George Laurer, the US engineer who helped develop the barcode, died at the age of 94. Barcodes, which made up of black stripes of varying thickness and a 12-digit number, help identify products and transformed the world of retail.
Today, on almost every product label around the world, we will find the barcode. It was a fellow IBM employee that pioneered the idea, but it was not until Laurer developed a scanner that could read codes digitally that it took off. Laurer died on Thursday, December 19, at his home in Wendell, North Carolina.
It was while working as an electrical engineer with IBM that George Laurer fully developed the Universal Product Code (UPC), or barcode. He developed a scanner that could read codes digitally. He also used stripes rather than circles that were not practical to print.
In the early 1970s, grocery shops faced mounting costs, and the labor-intensive need to put price tags on everything.
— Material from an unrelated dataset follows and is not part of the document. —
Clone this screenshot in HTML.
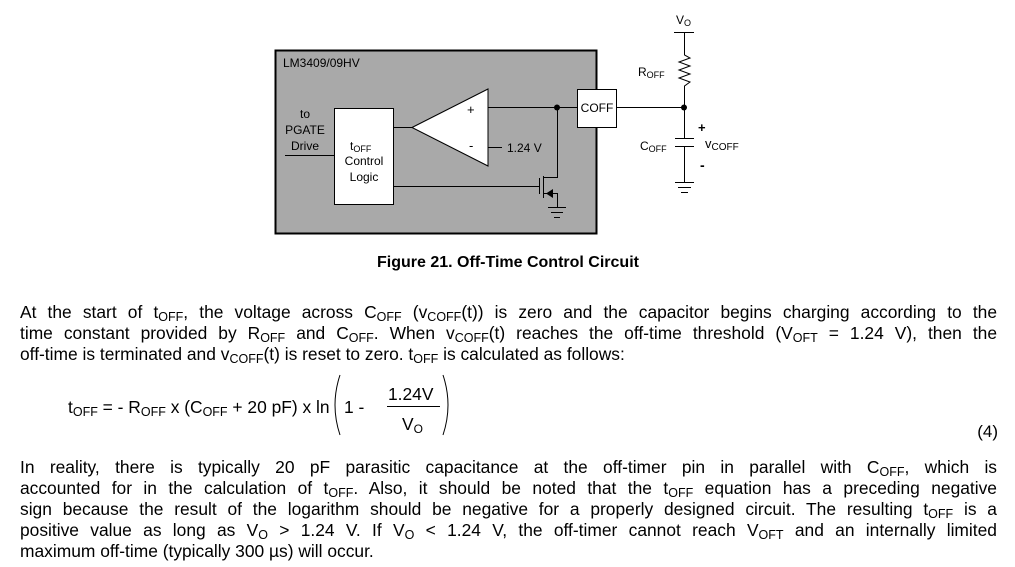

The UPC system used lasers and computers to process items via scanning quickly. With the development of the barcode, this meant fewer pricing errors and easier accounting.
The first product scanned, in Ohio in June 1974, was a packet of Wrigley’s Juicy Fruit chewing gum. It is now on display at the Smithsonian National Museum of American History in Washington.
Fellow IBM employee, Norman Woodland, who died in 2012, is considered the pioneer of the barcode idea, which he initially based on Morse code.
Although he patented the concept in the 1950s, he was unable to develop it. It would take a few more years for Laurer to bring the idea to fruition with the help of low-cost laser and computing technology.
The barcode co-inventor life
George Laurer was born on September 23, 1925, in New York City. His family moved to Baltimore, Maryland, so his father, an electrical engineer, could work for the United States Navy. Laurer recovered from polio which he contracted as a teenager, nonetheless, while in 11th grade, he was drafted into the U.S. Army during World War II. After being discharged from the military, he attended the technical school where he studied radio and television repair.
Upon completion of his first year at the technical school, his instructor convinced him that he should not continue that course of study, but that he should go to college. Laurer graduated from the A. James Clark School of Engineering at the University of Maryland in 1951. He was still interested in radio and kept up his amateur radio license.